I assume the format of both files are same. Let me try to reproduce the error.

MEGAMETRO
04-09-2019, 04:27 PM
Yes. I just copied the text from the previously attached word docs, and named them 'test1.txt' and 'test2.txt'. Thanks!

Leith Ross
04-09-2019, 04:28 PM
Hello Luke,

It is nothing to do with you. Its on me. I out clevered myself. Working on fix.

Leith Ross
04-09-2019, 04:43 PM
Hello Luke,

Okay, here is the amended code for the "GetRecords" macro. The attached workbook also has the change.

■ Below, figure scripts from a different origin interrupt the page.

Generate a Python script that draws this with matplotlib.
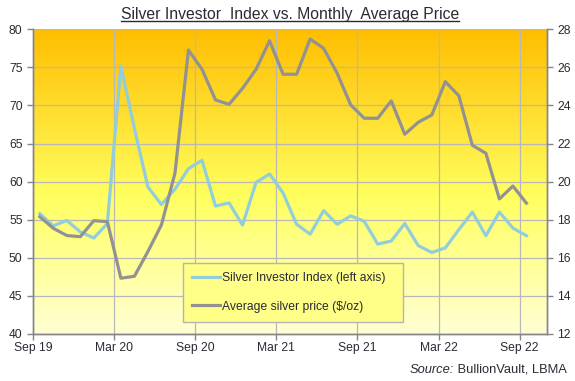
import matplotlib.pyplot as plt
import numpy as np
from matplotlib.lines import Line2D

plt.rcParams['font.family'] = ['Liberation Sans', 'DejaVu Sans']

# monthly data, Sep 2019 .. Sep 2022
index_vals = [55.8, 54.2, 54.9, 53.4, 52.6, 54.5, 75.2, 67.0, 59.3, 57.0,
              59.0, 61.7, 62.8, 56.8, 57.2, 54.3, 59.9, 61.0, 58.5, 54.4,
              53.1, 56.2, 54.4, 55.5, 54.8, 51.8, 52.2, 54.5, 51.6, 50.7,
              51.3, 53.7, 56.0, 52.9, 56.0, 53.9, 52.9]
price_vals = [18.16, 17.55, 17.17, 17.11, 17.95, 17.9, 14.93, 15.03, 16.33, 17.73,
              20.44, 26.91, 25.9, 24.29, 24.06, 24.9, 25.9, 27.4, 25.64, 25.64,
              27.49, 27.0, 25.69, 24.03, 23.33, 23.33, 24.24, 22.49, 23.12, 23.5,
              25.25, 24.51, 21.91, 21.49, 19.09, 19.77, 18.87]
tick_labels = ['Sep 19', 'Mar 20', 'Sep 20', 'Mar 21', 'Sep 21', 'Mar 22', 'Sep 22']

blue = '#92CDDC'
grey = '#929292'
axcol = '#868686'
txtcol = '#2a2a35'

x = np.arange(len(index_vals))

fig = plt.figure(figsize=(5.75, 3.81), dpi=100)
ax = fig.add_axes([0.0574, 0.1234, 0.8934, 0.7997])

# background gradient (orange at top -> pale yellow at bottom)
stops = [(0.0, (255, 190, 0)), (0.55, (255, 255, 95)), (1.0, (255, 255, 212))]
t = np.linspace(0, 1, 256)
grad = np.zeros((256, 1, 3))
for c in range(3):
    grad[:, 0, c] = np.interp(t, [s[0] for s in stops], [s[1][c] / 255 for s in stops])
ax.imshow(grad, extent=[0, 1, 0, 1], transform=ax.transAxes, aspect='auto',
          zorder=0, interpolation='bilinear')

ax.plot(x, index_vals, color=blue, lw=2.3, zorder=3)
ax.set_xlim(-0.5, 37.5)
ax.set_ylim(40, 80)
ax.set_yticks(np.arange(40, 81, 5))
ax.set_xticks(np.arange(-0.5, 36, 6))
ax.set_xticklabels(tick_labels)
ax.grid(True, color='#B8B8B8', lw=0.9, zorder=1)
ax.set_axisbelow(True)

ax2 = ax.twinx()
ax2.plot(x, price_vals, color=grey, lw=2.3, zorder=3)
ax2.set_ylim(12, 28)
ax2.set_yticks(np.arange(12, 29, 2))
ax2.set_xlim(-0.5, 37.5)

for a in (ax, ax2):
    a.spines['top'].set_visible(False)
    for s in ('left', 'right', 'bottom'):
        a.spines[s].set_color(axcol)
        a.spines[s].set_linewidth(1.0)
    a.tick_params(colors=axcol, labelcolor=txtcol, labelsize=8.7, length=4,
                  direction='out', width=1.0)
ax.tick_params(axis='x', pad=2)

handles = [Line2D([], [], color=blue, lw=2.3), Line2D([], [], color=grey, lw=2.3)]
leg = ax2.legend(handles, ['Silver Investor Index (left axis)', 'Average silver price ($/oz)'],
                 loc='lower left', bbox_to_anchor=(0.2926, 0.0404, 0.4271, 0.18),
                 mode='expand', borderaxespad=0, fancybox=False, framealpha=1,
                 facecolor='#FFFF88', edgecolor='#B4B4B4', fontsize=8.7,
                 handlelength=2.3, handletextpad=0.15, labelspacing=1.35,
                 borderpad=0.75, labelcolor=txtcol)
leg.get_frame().set_linewidth(1.0)
leg.set_zorder(10)

title = fig.text(0.504, 0.962, 'Silver Investor  Index vs. Monthly  Average Price',
                 ha='center', va='center', fontsize=11.3, color=txtcol)

src = fig.text(0.986, 0.03, ' BullionVault, LBMA', ha='right', va='center',
               fontsize=9.3, color=txtcol)
ax.annotate('Source:', xy=(0, 0.5), xycoords=src, ha='right', va='center',
            fontsize=9.3, color=txtcol, style='italic', annotation_clip=False)

# underline the title
fig.canvas.draw()
bb = title.get_window_extent().transformed(fig.transFigure.inverted())
uy = bb.y0 + 0.002
fig.add_artist(Line2D([bb.x0, bb.x1], [uy, uy], color=txtcol, lw=1.0,
                      transform=fig.transFigure))

fig.savefig('out.png', dpi=100)
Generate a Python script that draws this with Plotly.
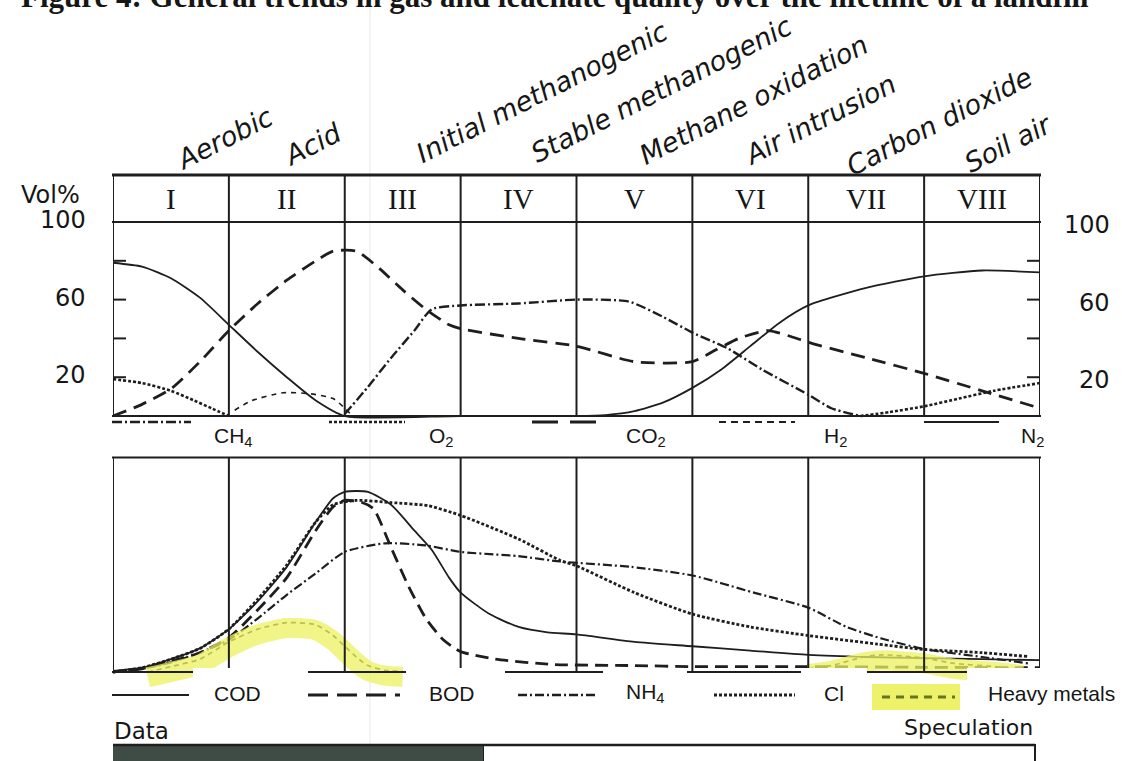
import plotly.graph_objects as go

W, H = 1122, 761
def px(x): return x / W
def py(y): return 1 - y / H

# ---------------- DATA ----------------
phases_roman = ["I", "II", "III", "IV", "V", "VI", "VII", "VIII"]
phase_names = ["Aerobic", "Acid", "Initial methanogenic", "Stable methanogenic",
               "Methane oxidation", "Air intrusion", "Carbon dioxide", "Soil air"]

gas_ticks_left = [100, 60, 20]
gas_ticks_right = [100, 60, 20]

# Gas composition (Vol%) vs phase position (0..8)
n2_t = [0, 0.25, 0.5, 0.75, 1.0, 1.25, 1.5, 1.75, 2.0, 3.0, 4.0, 4.25, 4.5, 4.75, 5.0, 5.25, 5.5, 5.75, 6.0, 6.5, 7.0, 7.5, 8.0]
n2_v = [79, 77, 71, 61, 47, 33, 20, 8, 0, 0, 0, 0.5, 2.5, 7, 14.5, 24, 36, 48, 57, 66, 72, 75, 74]

co2_t = [0, 0.25, 0.5, 0.75, 1.0, 1.25, 1.5, 1.75, 1.9, 2.1, 2.3, 2.5, 2.7, 2.9, 3.0, 3.5, 4.0, 4.5, 5.0, 5.2, 5.4, 5.65, 5.85, 6.0, 6.5, 7.0, 7.5, 8.0]
co2_v = [0, 6, 14, 28, 44, 58, 70, 80, 85, 85, 76, 65, 55, 47, 45, 40, 36, 28, 28, 34, 40, 44, 41, 38, 30, 22, 13, 4]

ch4_t = [2.0, 2.2, 2.4, 2.6, 2.75, 3.0, 3.5, 4.0, 4.45, 4.75, 5.0, 5.3, 5.6, 6.0, 6.2, 6.45]
ch4_v = [1, 15, 30, 44, 55, 57, 58, 60, 59, 51, 43, 35, 24, 11, 4, 0]

o2_t = [0, 0.25, 0.5, 0.7, 0.85, 1.0, None, 6.45, 6.7, 7.0, 7.3, 7.6, 8.0]
o2_v = [19, 17, 13, 8, 4, 0, None, 0, 2, 5, 9, 13, 17]

h2_t = [1.05, 1.2, 1.47, 1.7, 1.9, 2.0, 2.05]
h2_v = [3, 8, 12, 11.5, 9, 4, 1]

# Leachate quality (relative) vs phase position
cod_t = [0, 0.25, 0.5, 0.75, 1.0, 1.25, 1.5, 1.75, 1.9, 2.0, 2.2, 2.4, 2.6, 2.75, 2.9, 3.0, 3.25, 3.5, 3.75, 4.0, 4.5, 5.0, 5.5, 6.0, 6.5, 7.0, 7.5, 8.0]
cod_v = [0.5, 2, 6, 11, 20, 33, 49, 70, 81, 84, 84, 78, 66, 57, 44, 37, 27, 21, 18.5, 17.5, 14, 12, 10, 8, 7, 6.5, 6, 5.5]

bod_t = [0, 0.25, 0.5, 0.75, 1.0, 1.25, 1.5, 1.75, 1.9, 2.0, 2.15, 2.25, 2.4, 2.55, 2.7, 2.85, 3.0, 3.3, 3.8, 4.5, 5.0, 6.0, 7.0, 8.0]
bod_v = [0, 1.5, 5, 9, 16, 29, 44, 66, 77, 80, 79, 76, 58, 40, 25, 15, 9.5, 6, 3.5, 3, 2.5, 2.5, 2.2, 2]

nh4_t = [0, 0.25, 0.5, 0.75, 1.0, 1.25, 1.5, 1.75, 2.0, 2.35, 2.7, 3.0, 3.5, 3.86, 4.47, 5.0, 5.53, 6.0, 6.33, 6.64, 7.0, 7.5, 7.9]
nh4_v = [0, 1.5, 4.5, 9, 15, 25, 36, 46, 56, 60, 59, 56, 54, 51.5, 49, 45, 37, 30, 21, 15.5, 10.7, 7, 4]

cl_t = [0, 0.25, 0.5, 0.75, 1.0, 1.25, 1.5, 1.75, 1.9, 2.1, 2.4, 2.72, 3.0, 3.5, 3.86, 4.0, 4.5, 5.0, 5.5, 6.0, 6.6, 7.0, 7.5, 7.9]
cl_v = [0, 2, 6, 11, 20, 34, 50, 70, 78, 80, 79, 77.5, 73, 62, 52, 49.5, 37, 27, 21, 17, 13, 10.5, 9, 7.2]

hm_t = [0.3, 0.5, 0.75, 1.0, 1.25, 1.5, 1.75, 1.9, 2.0, 2.1, 2.2, 2.35, 2.5, None, 6.0, 6.2, 6.48, 6.64, 7.0, 7.26, 7.66, 7.85]
hm_v = [0, 2.5, 6, 14, 20, 23, 22, 17, 12, 7, 3, 0.8, 0.3, None, 1.5, 3, 7, 8, 6.5, 4, 2.3, 1]

gas_legend = ["CH<sub>4</sub>", "O<sub>2</sub>", "CO<sub>2</sub>", "H<sub>2</sub>", "N<sub>2</sub>"]
leach_legend = ["COD", "BOD", "NH<sub>4</sub>", "Cl", "Heavy metals"]

# ---------------- STYLE ----------------
INK = "#1e1e1e"
YEL = "#edf26a"
dash_ch4 = "10px,3px,2px,3px"
dash_o2 = "3px,2px"
dash_co2 = "14px,8px"
dash_h2 = "5px,5px"
dash_bod = "13px,7px"
dash_nh4 = "9px,3px,2px,3px"
dash_cl = "3px,2px"
dash_hm = "5px,4px"

fig = go.Figure()

def line(x, y, dash, width, xa="x", ya="y", color=INK, name=""):
    fig.add_trace(go.Scatter(x=x, y=y, mode="lines", xaxis=xa, yaxis=ya, name=name,
                             line=dict(color=color, width=width, dash=dash, shape="spline", smoothing=0.6),
                             connectgaps=False, hoverinfo="skip", showlegend=False))

# top panel
line(n2_t, n2_v, "solid", 1.8, name="N2")
line(co2_t, co2_v, dash_co2, 2.8, name="CO2")
line(ch4_t, ch4_v, dash_ch4, 2.4, name="CH4")
line(o2_t, o2_v, dash_o2, 2.6, name="O2")
line(h2_t, h2_v, dash_h2, 1.6, name="H2")

# bottom panel
line(hm_t, hm_v, "solid", 20, xa="x2", ya="y3", color="rgba(236,242,95,0.75)", name="hl")
line(cod_t, cod_v, "solid", 1.8, xa="x2", ya="y2", name="COD")
line(bod_t, bod_v, dash_bod, 2.8, xa="x2", ya="y2", name="BOD")
line(nh4_t, nh4_v, dash_nh4, 2.2, xa="x2", ya="y2", name="NH4")
line(cl_t, cl_v, dash_cl, 2.8, xa="x2", ya="y2", name="Cl")
line(hm_t, hm_v, dash_hm, 1.7, xa="x2", ya="y2", color="#2a2a20", name="HM")

shapes = []
def seg(x0, y0, x1, y1, w=2, dash="solid", color=INK, xref="paper", yref="paper", layer="above"):
    shapes.append(dict(type="line", x0=x0, y0=y0, x1=x1, y1=y1, xref=xref, yref=yref,
                       line=dict(color=color, width=w, dash=dash), layer=layer))
def rect(x0, y0, x1, y1, fill, lc=None, lw=0, layer="above"):
    shapes.append(dict(type="rect", x0=px(x0), x1=px(x1), y0=py(y0), y1=py(y1),
                       xref="paper", yref="paper", fillcolor=fill,
                       line=dict(color=lc or fill, width=lw), layer=layer))

# scan crease
seg(px(370), 0, px(370), 1, w=1, color="#e8e8e8", layer="below")

# top panel frame
seg(px(112), py(175), px(1041), py(175), w=3)
seg(px(112), py(222), px(1041), py(222), w=2)
seg(px(112), py(416), px(1041), py(416), w=2.2)
for k in range(9):
    seg(k, py(175), k, py(416), w=2, xref="x")
# ticks
for v in [20, 40, 60, 80]:
    seg(px(113), v, px(126), v, w=2, yref="y")
    seg(px(1027), v, px(1040), v, w=2, yref="y")

# bottom panel frame
seg(px(112), py(457.5), px(1041), py(457.5), w=2.2)
seg(px(112), py(672), px(1041), py(672), w=2.2)
for k in range(9):
    seg(k, py(457.5), k, py(672), w=2, xref="x2")

# legend cover boxes (white labels pasted over the bottom frame)
for x0, x1 in [(193, 308), (406, 505), (603, 687), (801, 867), (967, 1122)]:
    rect(x0, 668, x1, 716, "white")

# legend samples - gases
gy = 422
seg(px(112), py(gy), px(191), py(gy), w=2.4, dash=dash_ch4)
seg(px(329), py(gy), px(405), py(gy), w=2.6, dash=dash_o2)
seg(px(532), py(gy), px(596), py(gy), w=3.2, dash="26px,12px")
seg(px(719), py(gy), px(795), py(gy), w=1.8, dash="7px,5px")
seg(px(924), py(gy), px(999), py(gy), w=2)

# legend samples - leachate
ly = 695
seg(px(112), py(ly), px(189), py(ly), w=2)
seg(px(308), py(ly), px(400), py(ly), w=3.2, dash="20px,9px")
seg(px(518), py(ly), px(598), py(ly), w=2.4, dash=dash_nh4)
seg(px(714), py(ly), px(795), py(ly), w=2.8, dash=dash_cl)
rect(872, 684, 960, 710, YEL)
seg(px(882), py(697), px(955), py(697), w=3, dash="8px,6px", color="#667522")

# data/speculation bar
rect(483, 745, 1035, 790, "white", lc=INK, lw=2)
rect(113, 745, 483, 790, "#3f4c45")
seg(px(113), py(745), px(1035), py(745), w=2.5)

annotations = []
def txt(x, y, s, size, family="DejaVu Sans", xanchor="center", yanchor="middle", angle=0,
        style="normal", weight="normal", xref="paper", yref="paper", yshift=0):
    annotations.append(dict(x=x, y=y, xref=xref, yref=yref, text=s, showarrow=False,
                            xanchor=xanchor, yanchor=yanchor, textangle=angle, yshift=yshift,
                            font=dict(family=family, size=size, color="#161616", style=style, weight=weight)))

# Title (cut off at the top of the page)
txt(px(555), py(16), "Figure 4: General trends in gas and leachate quality over the lifetime of a landfill",
    31, family="Liberation Serif", weight="bold", yanchor="bottom")

# phase names
name_pos = [(224, 138), (312, 144), (541, 92), (661, 89), (754, 100), (820, 120), (939, 121), (1008, 143)]
for (cx, cy), nm in zip(name_pos, phase_names):
    txt(px(cx), py(cy), nm, 27, angle=-27, style="italic")

# roman numerals
for k, r in enumerate(phases_roman):
    txt(k + 0.5, py(199), r, 29, family="Liberation Serif", xref="x")

# axis labels
txt(px(50), py(195), "Vol%", 24)
for v in gas_ticks_left:
    txt(px(88), v, str(v), 24, xanchor="right", yref="y", yshift=2)
for v in gas_ticks_right:
    txt(px(1112), v, str(v), 24, xanchor="right", yref="y", yshift=-3)

# legend labels
for x, s in zip([212, 427, 624, 822, 1019], gas_legend):
    txt(px(x), py(437), s, 21, family="Liberation Sans", xanchor="left")
for x, s in zip([212, 427, 624, 822, 986], leach_legend):
    txt(px(x), py(693), s, 21, family="Liberation Sans", xanchor="left")

txt(px(112), py(731), "Data", 23, xanchor="left")
txt(px(1035), py(727), "Speculation", 22, xanchor="right")

ax_common = dict(visible=False, showgrid=False, zeroline=False, fixedrange=True)
fig.update_layout(
    width=W, height=H, margin=dict(l=0, r=0, t=0, b=0),
    paper_bgcolor="white", plot_bgcolor="rgba(0,0,0,0)",
    showlegend=False,
    xaxis=dict(domain=[px(113), px(1040)], range=[0, 8], anchor="y", **ax_common),
    yaxis=dict(domain=[py(419.9), py(222)], range=[-2, 100], anchor="x", **ax_common),
    xaxis2=dict(domain=[px(113), px(1040)], range=[0, 8], anchor="y2", **ax_common),
    yaxis2=dict(domain=[py(689.16), py(457.5)], range=[-8, 100], anchor="x2", **ax_common),
    yaxis3=dict(overlaying="y2", range=[-5.5, 102.5], anchor="x2", **ax_common),
    shapes=shapes, annotations=annotations,
)

fig.write_html("out.html", config={"displayModeBar": False},
               post_script="document.body.style.margin='0px';document.body.style.overflow='hidden';")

Change to GetRecords Macro


Sub GetRecords()


Dim Buffer() As Byte
Dim cnt As Long
Dim FileSpec As Variant
Dim n As Long
Dim RecNdx As Variant
Dim Recs As Variant
Dim Text As String

' // Initialize the delimiter and new line variables
strFS = vbTab
strNL = vbCrLf

With Application.FileDialog(msoFileDialogOpen)
.AllowMultiSelect = True
.Filters.Add "Text Files", "*.csv,*.txt"
.FilterIndex = .Filters.Count

If .Show = -1 Then
Application.ScreenUpdating = False

For Each FileSpec In .SelectedItems
' // Read the entire file as a byte aray.
Open FileSpec For Binary Access Read As #1
ReDim Buffer(LOF(1))
Get #1, , Buffer
Close #1

' // Convert byte array back to a string
Text = StrConv(Buffer, vbUnicode)

' // Identify each record in the file
Do
' // Starting line of each record
n = InStr(n + 1, Text, "Time event Notification")
If n = 0 Then Exit Do
cnt = cnt + 1
If IsEmpty(RecNdx) Then
ReDim RecNdx(1 To 1)
Else
ReDim Preserve RecNdx(1 To cnt)
End If
' // Save the starting character position of each record
RecNdx(cnt) = n
Loop

ReDim Recs(1 To cnt)

' // Extract each record as a srting
For n = 1 To cnt
If n = cnt Then
Recs(n) = Mid(Text, RecNdx(n), Len(Text))
Else
Recs(n) = Mid(Text, RecNdx(n), RecNdx(n + 1) - RecNdx(n))
End If
Next n

Call ParseRecords(Recs)
Next FileSpec

Application.ScreenUpdating = True
End If
End With

End Sub

MEGAMETRO
04-09-2019, 05:06 PM
Leith! It works perfectly. A dream!
Again, thank you so much!

A very happy man,
Luke

Leith Ross
04-09-2019, 05:31 PM
Hello Luke,

Thank you for the chance to create something new from something old. Glad I could help.